Or, sur le plan intérieur, Erdogan, particulièrement depuis l’insurrection démocratique qu’a été le mouvement dit « de Gezi » (mais qui a touché toutes les plus grandes villes du pays), a entamé un renforcement « militarisé » de sa base militante dont les frontières avec l’appareil policier restent (particulièrement depuis la reprise en main de celui-ci et l’expulsion de la confrérie Gülen) floues avec l’armée qui est domestiquée. Si bien que face à la mobilisation de solidarité des Kurdes de Turquie pour Kobanê/Aïn Al Arab, la répression est assurée non seulement par la police mais aussi par des bandes de soudards armés en pleine ville, s’attaquant aux Kurdes mais également à tout foyer de résistance[4]. Plus de 40 personnes (presque tous kurdes) sont ainsi mortes lors de ces mobilisations dans une ambiance de pogrom initiée par le gouvernement mais s’appuyant sur une base populaire dont les dynamiques ne sont pas forcément contrôlables par les initiateurs.
L’Etat-AKP a répondu avec tous ses instruments à la mobilisation en cours, il a « levé haut la main » pour reprendre l’expression d’A.Bekmen[5]. Cela se passe alors qu’Erdogan a annoncé des mesures encore plus répressives contre les droits démocratiques et que la prise en contrôle directe de l’ensemble des institutions (particulièrement judiciaires) se poursuit avec pour point de mire les élections parlementaires de juin 2015.
Pourtant, la partie n’est pas gagnée pour l’AKP et son projet de société moralement conservateur-politiquement autoritaire-économiquement ultralibéral.

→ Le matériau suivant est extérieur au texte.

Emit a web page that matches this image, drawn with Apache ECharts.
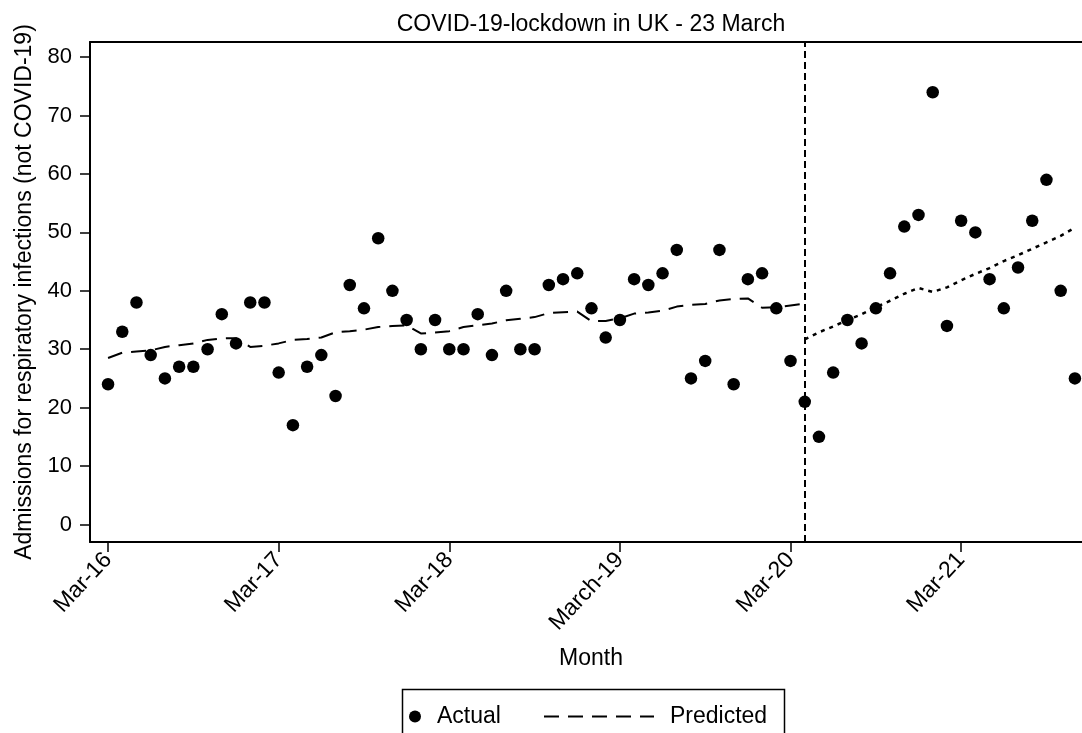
<!DOCTYPE html>
<html>
<head>
<meta charset="utf-8">
<script src="https://cdn.jsdelivr.net/npm/echarts@6/dist/echarts.min.js"></script>
<style>
  html, body { margin: 0; padding: 0; background: #fff; }
  #chart { width: 1082px; height: 733px; }
</style>
</head>
<body>
<div id="chart"></div>
<script>
// Month index 0 = Mar 2016, monthly through Nov 2021 (index 68)
const actual = [
  24, 33, 38, 29, 25, 27, 27, 30, 36, 31, 38, 38,
  26, 17, 27, 29, 22, 41, 37, 49, 40, 35, 30, 35,
  30, 30, 36, 29, 40, 30, 30, 41, 42, 43, 37, 32,
  35, 42, 41, 43, 47, 25, 28, 47, 24, 42, 43, 37,
  28, 21, 15, 26, 35, 31, 37, 43, 51, 53, 74, 34,
  52, 50, 42, 37, 44, 52, 59, 40, 25
];
// Predicted (pre-lockdown), month indices 0..49
const predicted = [
  28.5, 29.4, 29.6, 29.8, 30.4, 30.7, 31.0, 31.6, 31.85, 31.9,
  30.4, 30.6, 31.0, 31.6, 31.75, 32.0, 32.9, 33.1, 33.35, 33.8,
  34.0, 34.1, 32.7, 32.85, 33.1, 33.8, 34.1, 34.4, 34.95, 35.2,
  35.5, 36.2, 36.35, 36.45, 34.8, 34.85, 35.3, 36.1, 36.3, 36.6,
  37.3, 37.6, 37.75, 38.35, 38.6, 38.7, 37.1, 37.2, 37.5, 37.8
];
// Predicted after lockdown (dotted), month indices 49..68
const postStart = 49;
const predictedPost = [
  31.7, 32.9, 33.9, 35.0, 36.0, 37.2, 38.3, 39.5, 40.5, 39.8,
  40.6, 41.8, 42.9, 43.9, 45.1, 46.1, 47.2, 48.3, 49.4, 50.8
];
const lockdownIndex = 49;
const tickMonths = [0, 12, 24, 36, 48, 60];
const tickLabels = ['Mar-16', 'Mar-17', 'Mar-18', 'March-19', 'Mar-20', 'Mar-21'];
const yTicks = [0, 10, 20, 30, 40, 50, 60, 70, 80];

const FONT = '"Liberation Sans", Arial, Helvetica, sans-serif';

const actualData = actual.map((v, i) => [i, v]);
const predData = predicted.map((v, i) => [i, v]);
const postData = predictedPost.map((v, i) => [postStart + i, v]);

const chart = echarts.init(document.getElementById('chart'), null, { renderer: 'canvas' });
chart.setOption({
  animation: false,
  backgroundColor: '#fff',
  textStyle: { fontFamily: FONT, color: '#000' },
  title: {
    text: 'COVID-19-lockdown in UK - 23 March',
    left: 586, top: 8, textAlign: 'center',
    textStyle: { fontFamily: FONT, fontSize: 23, fontWeight: 'normal', color: '#000' }
  },
  grid: { left: 90, right: 0, top: 42, bottom: 191, containLabel: false },
  xAxis: [{
    type: 'value', min: -1.27, max: 68.5,
    name: 'Month', nameLocation: 'middle', nameGap: 105,
    nameTextStyle: { fontFamily: FONT, fontSize: 23, color: '#000', padding: [0, 0, 0, 10] },
    axisLine: { show: true, onZero: false, lineStyle: { color: '#000', width: 2 } },
    axisTick: { show: true, length: 10, lineStyle: { color: '#000', width: 1.5 }, customValues: tickMonths },
    axisLabel: {
      customValues: tickMonths, rotate: 47, margin: 14,
      fontFamily: FONT, fontSize: 23, color: '#000',
      formatter: v => { const k = tickMonths.indexOf(Math.round(v)); return k >= 0 ? tickLabels[k] : ''; }
    },
    splitLine: { show: false }
  }, {
    type: 'value', position: 'top', min: -1.27, max: 68.5,
    axisLine: { show: true, onZero: false, lineStyle: { color: '#000', width: 2 } },
    axisTick: { show: false }, axisLabel: { show: false }, splitLine: { show: false }
  }],
  yAxis: {
    type: 'value', min: -3, max: 82.6,
    name: 'Admissions for respiratory infections (not COVID-19)',
    nameLocation: 'middle', nameGap: 52,
    nameTextStyle: { fontFamily: FONT, fontSize: 23, color: '#000' },
    axisLine: { show: true, onZero: false, lineStyle: { color: '#000', width: 2 } },
    axisTick: { show: true, length: 10, lineStyle: { color: '#000', width: 1.5 }, customValues: yTicks },
    axisLabel: { customValues: yTicks, margin: 18, fontFamily: FONT, fontSize: 22, color: '#000' },
    splitLine: { show: false }
  },
  legend: [{
    data: ['Actual'], left: 404, top: 700, orient: 'horizontal',
    itemWidth: 12, itemHeight: 12, icon: 'circle', selectedMode: false,
    itemStyle: { opacity: 1 },
    textStyle: { fontFamily: FONT, fontSize: 23, color: '#000', padding: [0, 0, 0, 11] }
  }, {
    data: ['Predicted'], left: 538, top: 700, orient: 'horizontal',
    itemWidth: 110, itemHeight: 14, selectedMode: false,
    itemStyle: { opacity: 0 },
    textStyle: { fontFamily: FONT, fontSize: 23, color: '#000', padding: [0, 0, 0, 11] }
  }],
  graphic: [{
    type: 'rect', left: 400, top: 687, silent: true,
    shape: { width: 382, height: 70 },
    style: { fill: 'none', stroke: '#000', lineWidth: 1.5 }
  }],
  series: [{
    name: 'Actual', type: 'scatter', data: actualData,
    symbol: 'circle', symbolSize: 12.5,
    itemStyle: { color: '#000', opacity: 1 },
    markLine: {
      silent: true, symbol: ['none', 'none'], animation: false,
      label: { show: false },
      lineStyle: { color: '#000', type: [7, 4], width: 2 },
      data: [{ xAxis: lockdownIndex }]
    },
    z: 3
  }, {
    name: 'Predicted', type: 'line', data: predData,
    symbol: 'none', smooth: false,
    itemStyle: { color: '#000' },
    lineStyle: { color: '#000', width: 2, type: [15, 9] },
    z: 2
  }, {
    name: 'Predicted (post-lockdown)', type: 'line', data: postData,
    symbol: 'none', smooth: false,
    itemStyle: { color: '#000' },
    lineStyle: { color: '#000', width: 2.5, type: [4, 5] },
    z: 2
  }]
});
</script>
</body>
</html>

Un enjeu crucial reste bien entendu le devenir de la question kurde et l’évolution de l’affrontement entre la mouvance PKK, les peshmergas de l’Administration Régionale kurde, les forces démocratiques de la révolution syrienne, avec l’EI mais également avec Al-Assad. Se joue là un aspect essentiel de la situation au Moyen-Orient, avec une articulation de la lutte des classes, de l’anti-impérialisme et de la lutte contre les oppressions nationale et confessionnelle.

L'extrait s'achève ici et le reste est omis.